Autor: Shekhar Viswanath, Jared W. Fennell, Kalpesh Balar, Praful Krishna
Rok vydání: 2020
Předmět:
Zdroj: Journal of Pharmaceutical Innovation. 16:302-316
ISSN: 1939-8042
1872-5120
DOI: 10.1007/s12247-020-09449-x
Popis: Due to the exceptionally high standards for accuracy and data integrity in scientific regulatory reporting, it is vital that any tool that aims to streamline this process is as efficient or more in gathering data as a team of scientists, without higher cost in terms of time or resources. For this reason, an artificial intelligence-based tool with parallel search, document creation, and data integrity review capabilities is being investigated as a potential solution. This paper describes a proof of concept project to develop an AI-based tool to rapidly assemble an end-of-phase 2 (EOP2) briefing document for a potential medicine.
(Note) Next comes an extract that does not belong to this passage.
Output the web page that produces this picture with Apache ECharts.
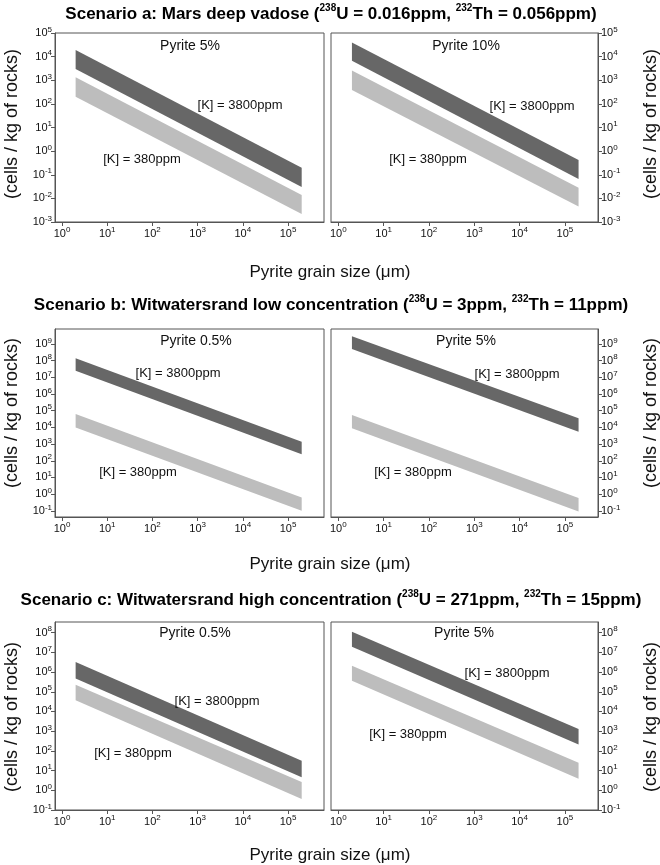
<!DOCTYPE html>
<html><head><meta charset="utf-8">
<script src="https://cdn.jsdelivr.net/npm/echarts@6/dist/echarts.min.js"></script>
<style>html,body{margin:0;padding:0;background:#fff}#chart{width:660px;height:865px}</style>
</head><body><div id="chart"></div>
<script>
// ---------- DATA ----------
const grainSize = [2, 200000];           // µm, band end points
const xTickExp = [0, 1, 2, 3, 4, 5];
const yTickExpA = [-3, -2, -1, 0, 1, 2, 3, 4, 5];
const yTickExpB = [-1, 0, 1, 2, 3, 4, 5, 6, 7, 8, 9];
const yTickExpC = [-1, 0, 1, 2, 3, 4, 5, 6, 7, 8];

// Scenario a, Pyrite 5%
const a5_K3800_upper = [1.9e4, 0.2];
const a5_K3800_lower = [3.0e3, 0.03];
const a5_K380_upper = [1.35e3, 0.014];
const a5_K380_lower = [2.0e2, 0.0022];
// Scenario a, Pyrite 10%
const a10_K3800_upper = [4.0e4, 0.42];
const a10_K3800_lower = [6.7e3, 0.066];
const a10_K380_upper = [2.6e3, 0.028];
const a10_K380_lower = [3.9e2, 0.0045];
// Scenario b, Pyrite 0.5%
const b05_K3800_upper = [1.4e8, 1.4e3];
const b05_K3800_lower = [2.5e7, 2.5e2];
const b05_K380_upper = [6.3e4, 0.63];
const b05_K380_lower = [1.0e4, 0.1];
// Scenario b, Pyrite 5%
const b5_K3800_upper = [2.9e9, 3.5e4];
const b5_K3800_lower = [5.0e8, 5.5e3];
const b5_K380_upper = [5.5e4, 0.58];
const b5_K380_lower = [9.0e3, 0.09];
// Scenario c, Pyrite 0.5%
const c05_K3800_upper = [3.2e6, 32];
const c05_K3800_lower = [4.7e5, 4.6];
const c05_K380_upper = [2.3e5, 2.6];
const c05_K380_lower = [3.7e4, 0.36];
// Scenario c, Pyrite 5%
const c5_K3800_upper = [1.1e8, 1.3e3];
const c5_K3800_lower = [1.9e7, 2.1e2];
const c5_K380_upper = [2.1e6, 25];
const c5_K380_lower = [3.6e5, 3.8];

const panelTitles = ['Pyrite 5%', 'Pyrite 10%', 'Pyrite 0.5%', 'Pyrite 5%', 'Pyrite 0.5%', 'Pyrite 5%'];
const bandLabels = ['[K] = 3800ppm', '[K] = 380ppm'];
const scenarioA = ['Scenario a: Mars deep vadose (', '238', 'U = 0.016ppm, ', '232', 'Th = 0.056ppm)'];
const scenarioB = ['Scenario b: Witwatersrand low concentration (', '238', 'U = 3ppm, ', '232', 'Th = 11ppm)'];
const scenarioC = ['Scenario c: Witwatersrand high concentration (', '238', 'U = 271ppm, ', '232', 'Th = 15ppm)'];
const xAxisName = 'Pyrite grain size (\u03bcm)';
const yAxisName = '(cells / kg of rocks)';

// ---------- LAYOUT / STYLE ----------
const FONT = '"Liberation Sans", Arial, Helvetica, sans-serif';
const DARK = '#676767', LIGHT = '#bdbdbd', AXIS = '#555555', TXT = '#111111';

const panels = [
  {grid: {left: 55, top: 33, width: 269, height: 189}, xr: [-0.155, 5.795], yr: [-3, 5], yt: yTickExpA, side: 'left',
   bands: [[a5_K3800_lower, a5_K3800_upper, DARK], [a5_K380_lower, a5_K380_upper, LIGHT]],
   title: [190, 46], lab: [[240, 105], [142, 159]]},
  {grid: {left: 331, top: 33, width: 267, height: 189}, xr: [-0.161, 5.73], yr: [-3, 5], yt: yTickExpA, side: 'right',
   bands: [[a10_K3800_lower, a10_K3800_upper, DARK], [a10_K380_lower, a10_K380_upper, LIGHT]],
   title: [466, 46], lab: [[532, 106], [428, 159]]},
  {grid: {left: 55, top: 329, width: 269, height: 188}, xr: [-0.155, 5.795], yr: [-1.37, 9.9], yt: yTickExpB, side: 'left',
   bands: [[b05_K3800_lower, b05_K3800_upper, DARK], [b05_K380_lower, b05_K380_upper, LIGHT]],
   title: [196, 341], lab: [[178, 373], [138, 472]]},
  {grid: {left: 331, top: 329, width: 267, height: 188}, xr: [-0.161, 5.73], yr: [-1.37, 9.9], yt: yTickExpB, side: 'right',
   bands: [[b5_K3800_lower, b5_K3800_upper, DARK], [b5_K380_lower, b5_K380_upper, LIGHT]],
   title: [466, 341], lab: [[517, 374], [413, 472]]},
  {grid: {left: 55, top: 622, width: 269, height: 188}, xr: [-0.155, 5.795], yr: [-1, 8.54], yt: yTickExpC, side: 'left',
   bands: [[c05_K3800_lower, c05_K3800_upper, DARK], [c05_K380_lower, c05_K380_upper, LIGHT]],
   title: [195, 633], lab: [[217, 701], [133, 753]]},
  {grid: {left: 331, top: 622, width: 267, height: 188}, xr: [-0.161, 5.73], yr: [-1, 8.54], yt: yTickExpC, side: 'right',
   bands: [[c5_K3800_lower, c5_K3800_upper, DARK], [c5_K380_lower, c5_K380_upper, LIGHT]],
   title: [464, 633], lab: [[507, 673], [408, 734]]}
];

const tickRich = {
  b: {fontSize: 11, fontFamily: FONT, color: TXT, lineHeight: 15},
  s: {fontSize: 8, fontFamily: FONT, color: TXT, verticalAlign: 'top', lineHeight: 9}
};
const powLabel = v => '{b|10}{s|' + v + '}';

const grids = [], xAxes = [], yAxes = [], series = [], graphics = [];

panels.forEach((p, gi) => {
  grids.push(Object.assign({show: true, borderColor: AXIS, borderWidth: 1, containLabel: false}, p.grid));
  xAxes.push({
    gridIndex: gi, type: 'value', min: p.xr[0], max: p.xr[1],
    axisLine: {show: true, onZero: false, lineStyle: {color: AXIS, width: 1}},
    axisTick: {show: true, customValues: xTickExp, length: 4, lineStyle: {color: AXIS}},
    axisLabel: {customValues: xTickExp, formatter: powLabel, rich: tickRich, margin: 4},
    splitLine: {show: false}
  });
  yAxes.push({
    gridIndex: gi, type: 'value', min: p.yr[0], max: p.yr[1], position: p.side,
    axisLine: {show: true, onZero: false, lineStyle: {color: AXIS, width: 1}},
    axisTick: {show: true, customValues: p.yt, length: 4, lineStyle: {color: AXIS}},
    axisLabel: {customValues: p.yt, formatter: powLabel, rich: tickRich, margin: 3},
    splitLine: {show: false}
  });
  p.bands.forEach(([lower, upper, color]) => {
    const data = grainSize.map((x, i) => [Math.log10(x), Math.log10(lower[i]), Math.log10(upper[i])]);
    series.push({
      type: 'custom', coordinateSystem: 'cartesian2d', xAxisIndex: gi, yAxisIndex: gi,
      silent: true, data: data, encode: {x: 0, y: [1, 2]},
      renderItem: (params, api) => {
        const i = params.dataIndex;
        if (i >= data.length - 1) return null;
        const a = data[i], b = data[i + 1];
        return {
          type: 'polygon',
          shape: {points: [api.coord([a[0], a[2]]), api.coord([b[0], b[2]]), api.coord([b[0], b[1]]), api.coord([a[0], a[1]])]},
          style: {fill: color}
        };
      }
    });
  });
  graphics.push({type: 'text', x: p.title[0], y: p.title[1], z: 100,
    style: {text: panelTitles[gi], fontSize: 14, fontFamily: FONT, fill: TXT, align: 'center', verticalAlign: 'middle'}});
  p.lab.forEach((pos, k) => {
    graphics.push({type: 'text', x: pos[0], y: pos[1], z: 100,
      style: {text: bandLabels[k], fontSize: 13, fontFamily: FONT, fill: TXT, align: 'center', verticalAlign: 'middle'}});
  });
});

const titleRich = {
  t: {fontSize: 17, fontWeight: 'bold', fontFamily: FONT, color: TXT, lineHeight: 21},
  s: {fontSize: 10, fontWeight: 'bold', fontFamily: FONT, color: TXT, verticalAlign: 'top', lineHeight: 10}
};
const buildTitle = segs => segs.map((s, i) => (i % 2 ? '{s|' : '{t|') + s + '}').join('');
[[scenarioA, 14], [scenarioB, 305], [scenarioC, 600]].forEach(([segs, y]) => {
  graphics.push({type: 'text', x: 331, y: y, z: 100,
    style: {text: buildTitle(segs), rich: titleRich, align: 'center', verticalAlign: 'middle'}});
});
[272, 564, 855].forEach(y => {
  graphics.push({type: 'text', x: 330, y: y, z: 100,
    style: {text: xAxisName, fontSize: 17, fontFamily: FONT, fill: TXT, align: 'center', verticalAlign: 'middle'}});
});
[124, 413, 717].forEach(y => {
  [12, 651].forEach(x => {
    graphics.push({type: 'text', x: x, y: y, rotation: Math.PI / 2, z: 100,
      style: {text: yAxisName, fontSize: 18, fontFamily: FONT, fill: TXT, align: 'center', verticalAlign: 'middle'}});
  });
});

const chart = echarts.init(document.getElementById('chart'), null, {renderer: 'canvas'});
chart.setOption({
  animation: false,
  backgroundColor: '#ffffff',
  grid: grids, xAxis: xAxes, yAxis: yAxes, series: series, graphic: graphics
});
</script></body></html>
We have called the tool an Intelligent Machine for Document Preparation or IMDP. A training corpus of approximately 65,000 pdf documents derived from electronic lab notebooks and technical reports related to five molecules (including Merestinib) was ingested, and prior EOP2 documents from the remaining four molecules was used to generate training questions and answers. Then, an annotation-light natural language processing algorithm analyzed a set of structured and unstructured data regarding Merestinib. A simple user interface was created allowing scientists to query the system in natural language, and a table builder, image/plot finder, and free-text addition features were added to allow for advanced search without dependence on keywords. Three significant innovations were designed-in to improve overall performance as compared to our benchmark solution without sacrificing usability. First, the AI-based IMDP was built to improve accuracy and accelerate document creation with remarkably low amount of training. Second, image search capability was added to enrich the knowledge base, and third, the IMDP was integrated with the existing process rather than adding a step in the workflow. Finally, accuracy and total document creation time were compared with the existing tool (benchmark tool). Our experiments show that the AI-based technology reached 89% accuracy which surpassed the internal benchmark of 54% and retrieved the right information 3.6 times faster. The main contribution of this study is to show the value of artificial intelligence-based tools in accelerating all major stages of regulatory report creation while allowing a team of scientists to seamlessly collaborate.
Databáze: OpenAIRE